- _What to work on_: Set down the full listing exactly as given. Any pictures are to be left out.

- _Recorded information_:
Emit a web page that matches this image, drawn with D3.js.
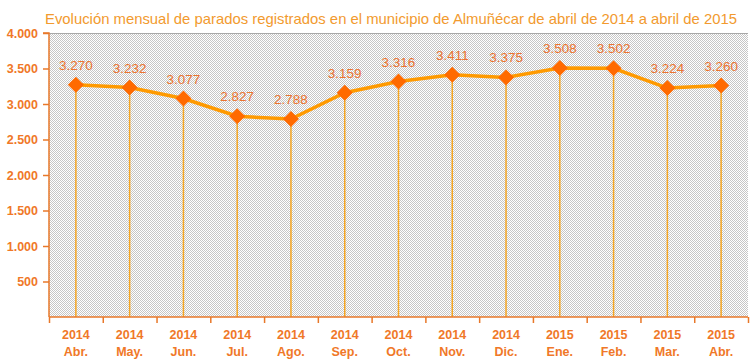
<!DOCTYPE html>
<html><head><meta charset="utf-8">
<script src="https://cdn.jsdelivr.net/npm/d3@7"></script>
<style>body{margin:0;background:#fff}svg{display:block}</style>
</head><body>
<svg id="c" width="750" height="360"></svg>
<script>
const years = ["2014","2014","2014","2014","2014","2014","2014","2014","2014","2015","2015","2015","2015"];
const months = ["Abr.","May.","Jun.","Jul.","Ago.","Sep.","Oct.","Nov.","Dic.","Ene.","Feb.","Mar.","Abr."];
const values = [3270,3232,3077,2827,2788,3159,3316,3411,3375,3508,3502,3224,3260];
const yTicks = [500,1000,1500,2000,2500,3000,3500,4000];
const title = "Evolución mensual de parados registrados en el municipio de Almuñécar de abril de 2014 a abril de 2015";

const svg = d3.select("#c");
const L = 49, R = 748, T = 33, B = 317;
const idx = d3.range(values.length);
const x = d3.scaleBand().domain(idx).range([L, R]);
const y = d3.scaleLinear().domain([0, 4000]).range([B, T]);
const fmt = v => d3.format(",")(v).replace(/,/g, ".");
const cx = i => x(i) + x.bandwidth() / 2;

const defs = svg.append("defs");
const pat = defs.append("pattern").attr("id","chk").attr("width",2).attr("height",2).attr("patternUnits","userSpaceOnUse");
pat.append("rect").attr("width",2).attr("height",2).attr("fill","#ffffff");
pat.append("rect").attr("x",0).attr("y",0).attr("width",1).attr("height",1).attr("fill","#c6c6c6");
pat.append("rect").attr("x",1).attr("y",1).attr("width",1).attr("height",1).attr("fill","#c6c6c6");

svg.append("rect").attr("x",L).attr("y",T).attr("width",R-L).attr("height",B-T).attr("fill","url(#chk)").attr("shape-rendering","crispEdges");
svg.append("line").attr("x1",L).attr("x2",R).attr("y1",T+0.5).attr("y2",T+0.5).attr("stroke","#a8a8a8").attr("stroke-width",1);

svg.append("text").attr("x",45).attr("y",23.5).attr("text-anchor","start")
  .attr("font-family","Liberation Sans, Arial, sans-serif").attr("font-size",15)
  .attr("textLength",692).attr("lengthAdjust","spacingAndGlyphs")
  .attr("fill","#f29a2e").text(title);

// drop lines
svg.append("g").selectAll("line").data(idx).join("line")
  .attr("x1", cx).attr("x2", cx)
  .attr("y1", i => y(values[i])).attr("y2", B)
  .attr("stroke","#f5a623").attr("stroke-width",1.5);

// y axis
const ya = svg.append("g").attr("transform",`translate(${L},0)`)
  .call(d3.axisLeft(y).tickValues(yTicks).tickSize(6).tickFormat(fmt));
ya.select(".domain").attr("d",`M-6,${T}H0V${B}`).attr("stroke","#e8782a").attr("stroke-width",1.5);
ya.selectAll(".tick line").attr("stroke","#e8782a").attr("stroke-width",1.5);
ya.selectAll(".tick text").attr("x",-11).attr("fill","#f07828").attr("font-family","Liberation Sans, Arial, sans-serif")
  .attr("font-size",12.5).attr("font-weight","bold");

// x axis
const xb = d3.scaleLinear().domain([0, values.length]).range([L, R]);
const xa = svg.append("g").attr("transform",`translate(0,${B})`)
  .call(d3.axisBottom(xb).tickValues(d3.range(values.length+1)).tickSize(6).tickFormat(""));
xa.select(".domain").attr("d",`M${L},0H${R}`).attr("stroke","#e8782a").attr("stroke-width",1.5);
xa.selectAll(".tick line").attr("stroke","#e8782a").attr("stroke-width",1.5);

const lab = svg.append("g").attr("font-family","Liberation Sans, Arial, sans-serif").attr("font-size",12.5)
  .attr("font-weight","bold").attr("fill","#f07828").attr("text-anchor","middle");
lab.selectAll("text.yr").data(idx).join("text").attr("class","yr")
  .attr("x", cx).attr("y",339).text(i => years[i]);
lab.selectAll("text.mo").data(idx).join("text").attr("class","mo")
  .attr("x", cx).attr("y",356).text(i => months[i]);

// line
const line = d3.line().x(cx).y(i => y(values[i]));
svg.append("path").datum(idx).attr("d",line).attr("fill","none").attr("stroke","#ff9a00").attr("stroke-width",3.5);

// markers
svg.append("g").selectAll("path").data(idx).join("path")
  .attr("transform", i => `translate(${cx(i)},${y(values[i])})`)
  .attr("d","M0,-8L8,0L0,8L-8,0Z").attr("fill","#ff6a00");

// value labels
svg.append("g").attr("font-family","Liberation Sans, Arial, sans-serif").attr("font-size",13.5)
  .attr("fill","#ec7430").attr("text-anchor","middle")
  .selectAll("text").data(idx).join("text")
  .attr("x", cx).attr("y", i => y(values[i]) - 15).text(i => fmt(values[i]));
</script>
</body></html>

- _The reply_:
Emit a web page that matches this image, drawn with D3.js.
<!DOCTYPE html>
<html><head><meta charset="utf-8">
<script src="https://cdn.jsdelivr.net/npm/d3@7"></script>
<style>body{margin:0;background:#fff}svg{display:block}</style>
</head><body>
<svg id="c" width="750" height="360"></svg>
<script>
const years = ["2014","2014","2014","2014","2014","2014","2014","2014","2014","2015","2015","2015","2015"];
const months = ["Abr.","May.","Jun.","Jul.","Ago.","Sep.","Oct.","Nov.","Dic.","Ene.","Feb.","Mar.","Abr."];
const values = [3270,3232,3077,2827,2788,3159,3316,3411,3375,3508,3502,3224,3260];
const yTicks = [500,1000,1500,2000,2500,3000,3500,4000];
const title = "Evolución mensual de parados registrados en el municipio de Almuñécar de abril de 2014 a abril de 2015";

const svg = d3.select("#c");
const L = 49, R = 748, T = 33, B = 317;
const idx = d3.range(values.length);
const x = d3.scaleBand().domain(idx).range([L, R]);
const y = d3.scaleLinear().domain([0, 4000]).range([B, T]);
const fmt = v => d3.format(",")(v).replace(/,/g, ".");
const cx = i => x(i) + x.bandwidth() / 2;

const defs = svg.append("defs");
const pat = defs.append("pattern").attr("id","chk").attr("width",2).attr("height",2).attr("patternUnits","userSpaceOnUse");
pat.append("rect").attr("width",2).attr("height",2).attr("fill","#ffffff");
pat.append("rect").attr("x",0).attr("y",0).attr("width",1).attr("height",1).attr("fill","#c6c6c6");
pat.append("rect").attr("x",1).attr("y",1).attr("width",1).attr("height",1).attr("fill","#c6c6c6");

svg.append("rect").attr("x",L).attr("y",T).attr("width",R-L).attr("height",B-T).attr("fill","url(#chk)").attr("shape-rendering","crispEdges");
svg.append("line").attr("x1",L).attr("x2",R).attr("y1",T+0.5).attr("y2",T+0.5).attr("stroke","#a8a8a8").attr("stroke-width",1);

svg.append("text").attr("x",45).attr("y",23.5).attr("text-anchor","start")
  .attr("font-family","Liberation Sans, Arial, sans-serif").attr("font-size",15)
  .attr("textLength",692).attr("lengthAdjust","spacingAndGlyphs")
  .attr("fill","#f29a2e").text(title);

// drop lines
svg.append("g").selectAll("line").data(idx).join("line")
  .attr("x1", cx).attr("x2", cx)
  .attr("y1", i => y(values[i])).attr("y2", B)
  .attr("stroke","#f5a623").attr("stroke-width",1.5);

// y axis
const ya = svg.append("g").attr("transform",`translate(${L},0)`)
  .call(d3.axisLeft(y).tickValues(yTicks).tickSize(6).tickFormat(fmt));
ya.select(".domain").attr("d",`M-6,${T}H0V${B}`).attr("stroke","#e8782a").attr("stroke-width",1.5);
ya.selectAll(".tick line").attr("stroke","#e8782a").attr("stroke-width",1.5);
ya.selectAll(".tick text").attr("x",-11).attr("fill","#f07828").attr("font-family","Liberation Sans, Arial, sans-serif")
  .attr("font-size",12.5).attr("font-weight","bold");

// x axis
const xb = d3.scaleLinear().domain([0, values.length]).range([L, R]);
const xa = svg.append("g").attr("transform",`translate(0,${B})`)
  .call(d3.axisBottom(xb).tickValues(d3.range(values.length+1)).tickSize(6).tickFormat(""));
xa.select(".domain").attr("d",`M${L},0H${R}`).attr("stroke","#e8782a").attr("stroke-width",1.5);
xa.selectAll(".tick line").attr("stroke","#e8782a").attr("stroke-width",1.5);

const lab = svg.append("g").attr("font-family","Liberation Sans, Arial, sans-serif").attr("font-size",12.5)
  .attr("font-weight","bold").attr("fill","#f07828").attr("text-anchor","middle");
lab.selectAll("text.yr").data(idx).join("text").attr("class","yr")
  .attr("x", cx).attr("y",339).text(i => years[i]);
lab.selectAll("text.mo").data(idx).join("text").attr("class","mo")
  .attr("x", cx).attr("y",356).text(i => months[i]);

// line
const line = d3.line().x(cx).y(i => y(values[i]));
svg.append("path").datum(idx).attr("d",line).attr("fill","none").attr("stroke","#ff9a00").attr("stroke-width",3.5);

// markers
svg.append("g").selectAll("path").data(idx).join("path")
  .attr("transform", i => `translate(${cx(i)},${y(values[i])})`)
  .attr("d","M0,-8L8,0L0,8L-8,0Z").attr("fill","#ff6a00");

// value labels
svg.append("g").attr("font-family","Liberation Sans, Arial, sans-serif").attr("font-size",13.5)
  .attr("fill","#ec7430").attr("text-anchor","middle")
  .selectAll("text").data(idx).join("text")
  .attr("x", cx).attr("y", i => y(values[i]) - 15).text(i => fmt(values[i]));
</script>
</body></html>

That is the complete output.